Я вылез, чтобы дать воды и таблеток Анг Пембе, который отказывался даже от чая. Вернувшись, один в палатке, я поставил сбоку примус и занялся удручающей работой — растапливанием снега, просто чтобы вымыть кружки. Затем последовали суп, порридж, печенье и лимонад — все, что мы имели теперь в лагере, с добавлением сыра, изюма и сгущенного молока в тюбике. Передача блюд из одной палатки в другую через состыкованные рукава вдвойне усложнялась и требовала осторожности и высокого мастерства.
Наконец, в 8 часов завершающая сигарета — высшее наслаждение и кульминационный пункт прошедшего дня — были предложены моим товарищам. Однако они к этому времени уже дремали. Я же лично даже здесь так же наслаждался сигаретой «на ночь», как всегда, намного больше, чем на равнине. Свою трубку я оставил в лагере IV, находя, что она гаснет слишком часто и что на затяжку надо тратить слишком много сил. Ощупью отыскал спички и закурил. Деяния и происшествия этого дня улетучивались в тумане дыма, так же как и деяния, мысли и желания следующего дня. За пределы следующего дня мои разум никогда не заходил.
В ожидании повторного подъема
Ночью шёл слабый снег, и, может быть, именно поэтому утомительный ветер стих. Лишь изредка хлопок по палатке нарушал наш покой. Но как скажется этот снег на вышележащем юго-восточном гребне? В 6.45 я развел примус для чая. Вода была натоплена ещё прошлой ночью. Хотя это потребовало вечером большого напряжения воли, зато окупилось сторицей, когда настало утро и с ним мрачная необходимость вылезать наружу за снегом. Я дал чаю и кодеин Анг Тембе, все ещё лежащему пластом и не способному ничего произнести, кроме редких стонущих восклицаний.
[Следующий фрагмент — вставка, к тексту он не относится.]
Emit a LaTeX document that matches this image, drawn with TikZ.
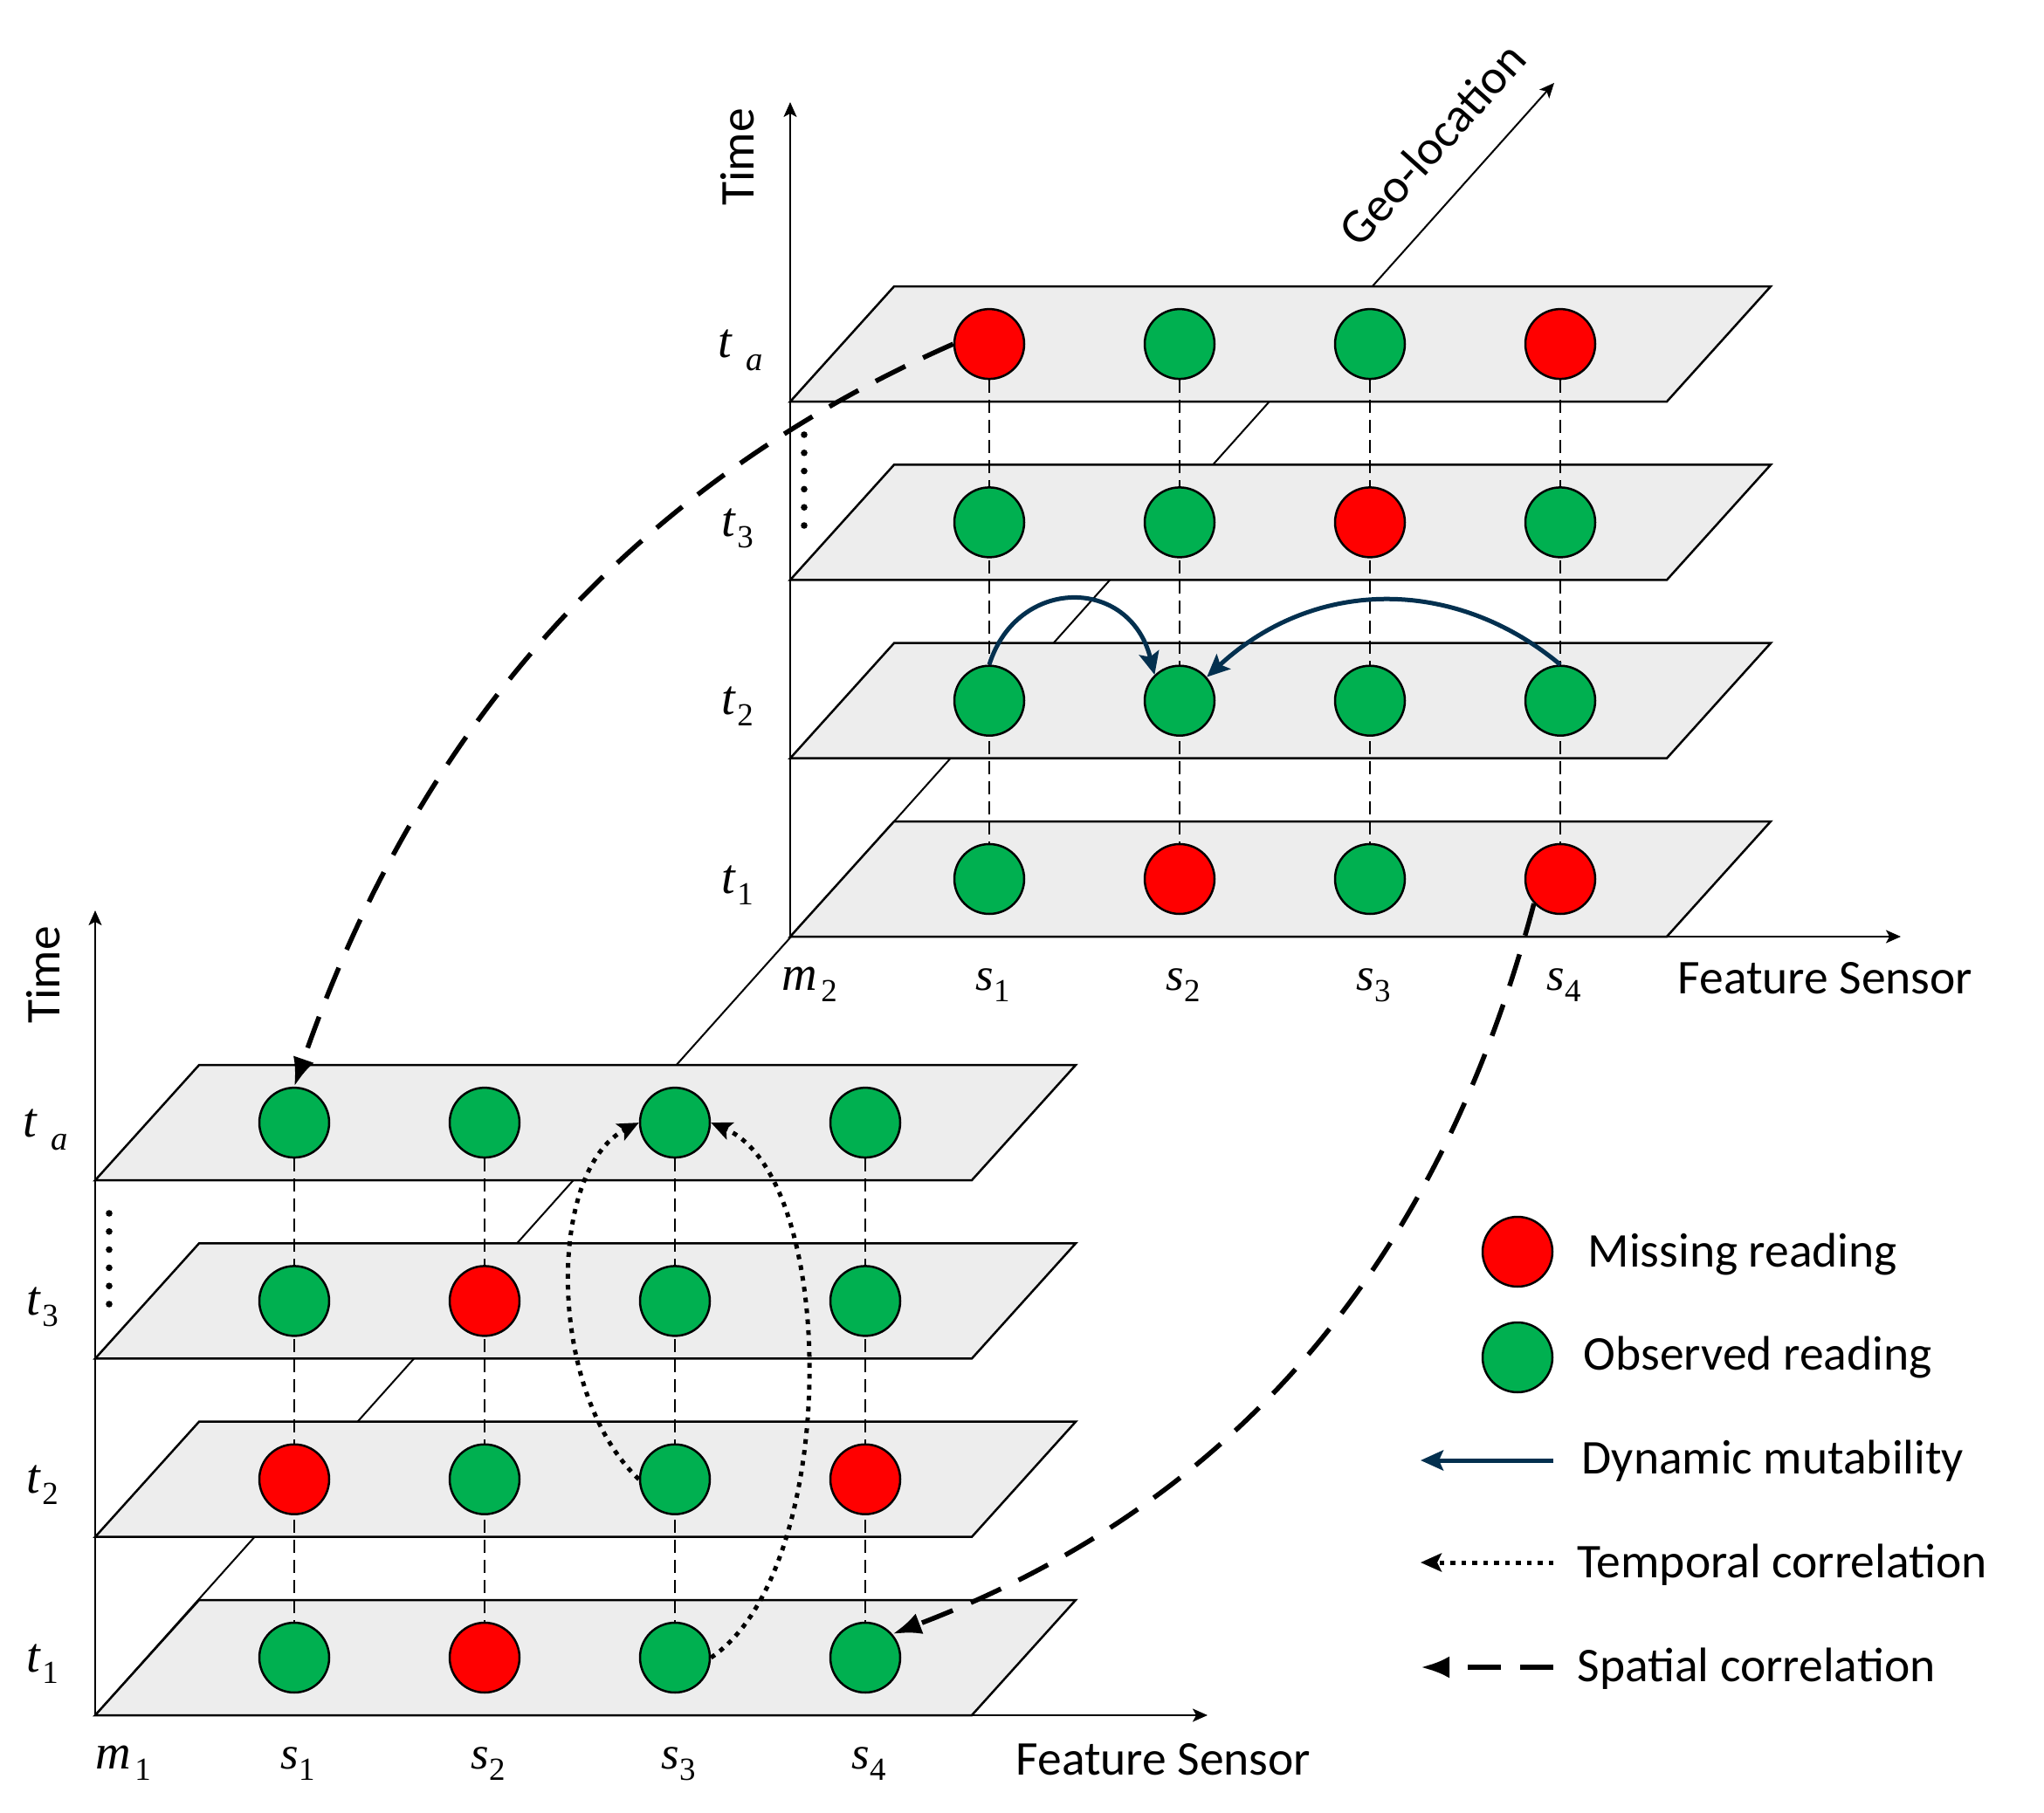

Хотя никто из нас не был особенно голодным, мы позавтракали, начав с грейпнатсов, которые Джон любил класть в чай. Затем последовала ривита с сыром или джемом. Я стал питать неприязнь к экспедиционному джему (типичный высотный каприз), а сгущенное молоко — это слишком много хлопот. Пока другие медленно собирались, в промежутках между проверками, как идет у них дело, я произвел безуспешную попытку вымыть посуду. Но когда они ушли и я остался на весь день предоставленный самому себе, я вернулся на свой матрац и проспал ещё пару часов. Затем я просто лежал и смотрел в потолок. Если срочно понадобится, любое усилие могло быть сделано. Но если требуется повседневная работа вроде уборки или мытья посуды, то намного легче смирно полеживать, повертывая следующую страницу Николаса Никлби или просто ничего не делая. Как насчет поэзии? Вся тяжесть земная повисла на моих руках, когда я открывал дневник. Написав строчку или две, остановился. Голова утопала в дремоте. Я вздрогнул, написал ещё пару строчек и снова остановился. Наверняка можно все же писать, даже здесь. В таких условиях прошло утро. Внутри палатки стало безумно жарко — мне пришлось остаться в фланелевой рубашке, надетой на нательную фуфайку. Но как только я открыл дверь, холодные шквалы, вооруженные ледяными иглами, атаковали меня. Я приготовил немного лимонада, а затем, не напившись, сварил Нескафе. Печенье и сыр пробили себе путь вниз. Больше ничего не было, но больше я бы и не мог ничего съесть. То, что прежде казалось деликатесом, теряет здесь свой вкус. Послеобеденное время я провел в точно таком же безделье. Совесть говорила мне, что кругом полно всяких дел: красоты, которые надо запечатлеть, кастрюли, которые надо отмыть от тзампы. Тело говорило, что и то и другое могут подождать.